Another challenge lies in developing the proper incentive for customers to use a given feedback system, Cohen says. It can be difficult for the stores to maintain high feedback scores.
“This is especially true if the store managers are incentivized by the results of the survey,” he says, adding that ensuring that guest feedback gets back to the right people can be tricky.
For Uncle Maddio’s, each franchise only has a limited number of iPads, so it’s difficult to gather multiple responses at once since each customer has to wait for a device to become available.
“We still use the paper method, as well, to gather responses at all times of the day—not just when we are doing intercepts with the iPad device,” Wahl says. “They are useful in the fact that customers know they always have a way to share their comments.”
Still, Wahl says, the technology improvements in customer feedback offer greater detail than paper surveys do.
“With digital surveys, you can format the answers to provide as much detail as you’d like.
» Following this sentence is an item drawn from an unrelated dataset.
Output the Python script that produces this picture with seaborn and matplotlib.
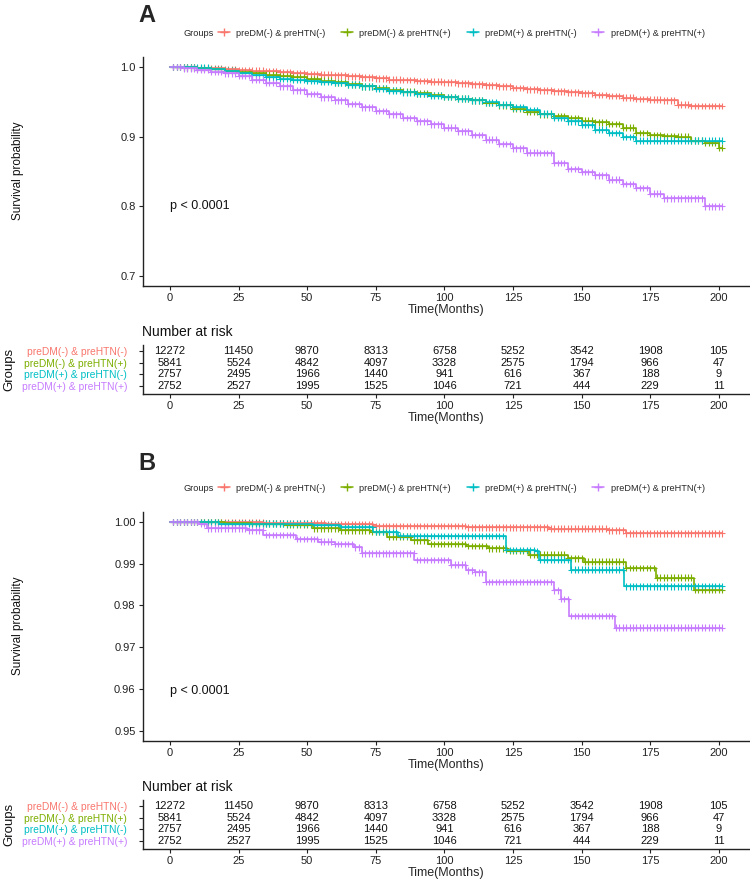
import numpy as np
import pandas as pd
import seaborn as sns
import matplotlib.pyplot as plt
from matplotlib.lines import Line2D

sns.set_theme(style="white")
plt.rcParams['font.family'] = ['Liberation Sans', 'DejaVu Sans']

groups = ['preDM(-) & preHTN(-)', 'preDM(-) & preHTN(+)',
          'preDM(+) & preHTN(-)', 'preDM(+) & preHTN(+)']
colors = ['#F8766D', '#7CAE00', '#00BFC4', '#C77CFF']

months_a = [0, 5, 10, 15, 20, 25, 30, 35, 40, 45, 50, 55, 60, 65, 70, 75, 80, 85, 90, 95,
            100, 105, 110, 115, 120, 125, 130, 135, 140, 145, 150, 155, 160, 165, 170, 175,
            180, 185, 190, 195, 200, 201]
surv_a_nn = [1.000, 0.9995, 0.9985, 0.998, 0.997, 0.996, 0.995, 0.994, 0.993, 0.9915, 0.990,
             0.989, 0.988, 0.9865, 0.985, 0.9835, 0.982, 0.981, 0.980, 0.979, 0.978, 0.9765,
             0.975, 0.9735, 0.972, 0.970, 0.968, 0.9665, 0.965, 0.9635, 0.962, 0.960, 0.958,
             0.956, 0.954, 0.953, 0.952, 0.946, 0.944, 0.944, 0.944, 0.944]
surv_a_np = [1.000, 0.9995, 0.998, 0.9965, 0.995, 0.993, 0.991, 0.989, 0.987, 0.985, 0.983,
             0.9805, 0.978, 0.975, 0.972, 0.9695, 0.967, 0.9645, 0.962, 0.9595, 0.957, 0.9545,
             0.952, 0.9485, 0.945, 0.940, 0.935, 0.932, 0.929, 0.926, 0.923, 0.9205, 0.918,
             0.913, 0.905, 0.902, 0.901, 0.900, 0.894, 0.891, 0.884, 0.884]
surv_a_pn = [1.000, 0.9995, 0.999, 0.997, 0.995, 0.991, 0.988, 0.985, 0.983, 0.9815, 0.980,
             0.9785, 0.977, 0.9745, 0.972, 0.969, 0.966, 0.9635, 0.961, 0.959, 0.957, 0.9545,
             0.952, 0.949, 0.946, 0.942, 0.938, 0.933, 0.927, 0.922, 0.917, 0.910, 0.905,
             0.899, 0.894, 0.894, 0.894, 0.894, 0.894, 0.894, 0.894, 0.894]
surv_a_pp = [1.000, 0.998, 0.996, 0.9935, 0.991, 0.987, 0.982, 0.977, 0.972, 0.9665, 0.961,
             0.9565, 0.952, 0.947, 0.942, 0.937, 0.932, 0.927, 0.922, 0.9175, 0.913, 0.9075,
             0.902, 0.8955, 0.889, 0.883, 0.877, 0.876, 0.862, 0.853, 0.849, 0.844, 0.838,
             0.832, 0.826, 0.818, 0.811, 0.811, 0.811, 0.7995, 0.7995, 0.7995]

# ---- panel B: step change points ----
t_b_nn = [0, 20, 34, 57, 74, 108, 138, 160, 166, 201]
s_b_nn = [1.0, 0.9999, 0.9998, 0.9995, 0.9991, 0.9987, 0.9984, 0.998, 0.9973, 0.9973]
t_b_np = [0, 20, 30, 42, 52, 62, 73, 79, 88, 94, 108, 116, 123, 131, 145, 151, 166, 177, 191, 201]
s_b_np = [1.0, 0.9998, 0.9996, 0.9994, 0.9985, 0.998, 0.9976, 0.9965, 0.9956, 0.9947, 0.9943,
          0.9937, 0.9931, 0.9922, 0.9913, 0.9905, 0.989, 0.9867, 0.9838, 0.9838]
t_b_pn = [0, 18, 52, 62, 74, 83, 122.5, 133, 134.5, 146, 165.5, 201]
s_b_pn = [1.0, 0.9996, 0.9993, 0.9988, 0.9976, 0.9967, 0.9933, 0.9931, 0.991, 0.9886, 0.9846, 0.9846]
t_b_pp = [0, 10.7, 13.6, 28, 34, 46, 54, 60, 67, 70, 89, 102.5, 108, 111, 115, 140, 142.5,
          145.5, 162, 201]
s_b_pp = [1.0, 0.9995, 0.9985, 0.998, 0.9969, 0.9959, 0.9953, 0.9947, 0.9939, 0.9925, 0.9909,
          0.9898, 0.9884, 0.9879, 0.9856, 0.9836, 0.9816, 0.9775, 0.9747, 0.9747]

# censor tick positions (months)
censor_months = [
    1.25, 2.5, 3.75, 5, 6.25, 7.5, 8.75, 10, 11.25, 12.5, 13.75, 15, 16.25, 17.5, 18.75, 20,
    21.25, 22.5, 23.75, 25, 26.25, 27.5, 28.75, 30, 31.25, 32.5, 33.75, 35, 36.25, 37.5, 38.75, 40,
    41.25, 42.5, 43.75, 45, 46.25, 47.5, 48.75, 50, 51.25, 52.5, 53.75, 55, 56.25, 57.5, 58.75, 60,
    61.25, 62.5, 63.75, 65, 66.25, 67.5, 68.75, 70, 71.25, 72.5, 73.75, 75, 76.25, 77.5, 78.75, 80,
    81.25, 82.5, 83.75, 85, 86.25, 87.5, 88.75, 90, 91.25, 92.5, 93.75, 95, 96.25, 97.5, 98.75, 100,
    101.25, 102.5, 103.75, 105, 106.25, 107.5, 108.75, 110, 111.25, 112.5, 113.75, 115, 116.25,
    117.5, 118.75, 120, 121.25, 122.5, 123.75, 125, 126.25, 127.5, 128.75, 130, 131.25, 132.5,
    133.75, 135, 136.25, 137.5, 138.75, 140, 141.25, 142.5, 143.75, 145, 146.25, 147.5, 148.75,
    150, 151.25, 152.5, 153.75, 155, 156.25, 157.5, 158.75, 160, 161.25, 162.5, 163.75, 165,
    166.25, 167.5, 168.75, 170, 171.25, 172.5, 173.75, 175, 176.25, 177.5, 178.75, 180, 181.25,
    182.5, 183.75, 185, 186.25, 187.5, 188.75, 190, 191.25, 192.5, 193.75, 195, 196.25, 197.5,
    198.75, 200, 201]

# ---- number at risk ----
risk_months = [0, 25, 50, 75, 100, 125, 150, 175, 200]
risk_nn = [12272, 11450, 9870, 8313, 6758, 5252, 3542, 1908, 105]
risk_np = [5841, 5524, 4842, 4097, 3328, 2575, 1794, 966, 47]
risk_pn = [2757, 2495, 1966, 1440, 941, 616, 367, 188, 9]
risk_pp = [2752, 2527, 1995, 1525, 1046, 721, 444, 229, 11]
risk_counts = [risk_nn, risk_np, risk_pn, risk_pp]


def curve_frames(times_list, surv_list):
    rows, marks = [], []
    for g, t, s in zip(groups, times_list, surv_list):
        t = np.asarray(t, dtype=float)
        s = np.asarray(s, dtype=float)
        rows += [(g, ti, si) for ti, si in zip(t, s)]
        for c in censor_months:
            if c <= t[-1]:
                idx = np.searchsorted(t, c, side='right') - 1
                marks.append((g, c, s[idx]))
    cols = ['group', 'time', 'surv']
    return pd.DataFrame(rows, columns=cols), pd.DataFrame(marks, columns=cols)


def style_axis(ax):
    sns.despine(ax=ax)
    for side in ['left', 'bottom']:
        ax.spines[side].set_linewidth(1.0)
        ax.spines[side].set_color('#222222')
    ax.tick_params(axis='both', length=3, width=0.8, color='#222222', pad=2,
                   labelsize=8, labelcolor='#222222', left=True, bottom=True)
    ax.set_xlim(-10, 211)
    ax.set_xticks(risk_months)


def draw_panel(ax, times_list, surv_list, ylim, yticks, fmt):
    df, marks = curve_frames(times_list, surv_list)
    sns.lineplot(data=df, x='time', y='surv', hue='group', hue_order=groups, palette=colors,
                 estimator=None, sort=False, drawstyle='steps-post', linewidth=1.2,
                 legend=False, ax=ax)
    sns.scatterplot(data=marks, x='time', y='surv', hue='group', hue_order=groups,
                    palette=colors, marker='+', s=22, linewidth=0.8, legend=False, ax=ax)
    style_axis(ax)
    ax.set_ylim(*ylim)
    ax.set_yticks(yticks)
    ax.set_yticklabels([fmt.format(v) for v in yticks])
    ax.set_xlabel('Time(Months)', fontsize=9, labelpad=1)
    ax.set_ylabel('')


def draw_table(ax):
    for i, counts in enumerate(risk_counts):
        for t, n in zip(risk_months, counts):
            ax.text(t, i, str(n), ha='center', va='center', fontsize=8, color='#111111')
    style_axis(ax)
    ax.set_ylim(3.7, -0.52)
    ax.set_yticks(range(len(groups)))
    ax.set_yticklabels(groups, fontsize=7.4)
    for lab, c in zip(ax.get_yticklabels(), colors):
        lab.set_color(c)
    ax.tick_params(axis='y', pad=8)
    ax.set_xlabel('Time(Months)', fontsize=9, labelpad=1)
    ax.set_ylabel('')


fig = plt.figure(figsize=(7.5, 8.8), dpi=100)
W, H = 750, 880


def box(left, top, right, bottom):
    return [left / W, 1 - bottom / H, (right - left) / W, (bottom - top) / H]


panels = [
    ('A', 0, [months_a] * 4, [surv_a_nn, surv_a_np, surv_a_pn, surv_a_pp],
     (0.685, 1.015), [0.7, 0.8, 0.9, 1.0], '{:.1f}', 0.80, 16),
    ('B', 455, [t_b_nn, t_b_np, t_b_pn, t_b_pp], [s_b_nn, s_b_np, s_b_pn, s_b_pp],
     (0.9475, 1.0025), [0.95, 0.96, 0.97, 0.98, 0.99, 1.00], '{:.2f}', 0.9595, 464),
]

handles = [Line2D([0], [0], color=c, lw=1.1, marker='+', markersize=6, mew=1.0)
           for c in colors]

for tag, off, tl, sl, ylim, yt, fmt, p_y, tag_y in panels:
    ax = fig.add_axes(box(142.5, 56.6 + off, 749, 286 + off))
    draw_panel(ax, tl, sl, ylim, yt, fmt)
    ax.text(0, p_y, 'p < 0.0001', fontsize=9, ha='left', va='center', color='#111111')

    tab = fig.add_axes(box(142.5, 345 + off, 749, 394 + off))
    draw_table(tab)

    fig.text(147 / W, 1 - tag_y / H, tag, fontsize=17, fontweight='bold',
             ha='center', va='center')
    fig.text(184 / W, 1 - (33 + off) / H, 'Groups', fontsize=6.6, ha='left', va='center')
    fig.legend(handles, groups, loc='center left', bbox_to_anchor=(218 / W, 1 - (33 + off) / H),
               ncol=4, frameon=False, fontsize=6.6, handlelength=1.3, handletextpad=0.7,
               columnspacing=1.7, borderpad=0, borderaxespad=0)
    fig.text(18 / W, 1 - (171 + off) / H, 'Survival probability', fontsize=8.5,
             rotation=90, ha='center', va='center', color='#111111')
    fig.text(142 / W, 1 - (332 + off) / H, 'Number at risk', fontsize=10,
             ha='left', va='center', color='#111111')
    fig.text(9 / W, 1 - (369 + off) / H, 'Groups', fontsize=9.5,
             rotation=90, ha='center', va='center', color='#111111')

fig.savefig('out.png', dpi=100)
We have found that with the digital surveys, customers tend to give more detailed responses when you limit the number of questions and only ask for them to type a response on a few of the questions,” she says.
“Having multiple-choice or sliding-scale options for some of the questions is better because customers get tired of typing long responses to too many questions,” Wahl adds.
As digital and online options continue to get faster and easier, Cohen says, customer feedback options should become more closely integrated with the guest experience.
And as more concepts continue to use digital feedback platforms, he expects a greater number of feedback apps to be developed and integrated into the user experience.
By relying on online reviews and comments coming in through the phone, rather than from traditional paper comment cards, he says, guest responses are now voluntary, rather than solicited.
As a result, the comments and feedback may reflect a more genuine experience and opinion of the brand.
“As operators, we want to hear from the customers, both good and bad,” Cohen says. “This is invaluable to us to be able to provide the guest the experience they want.”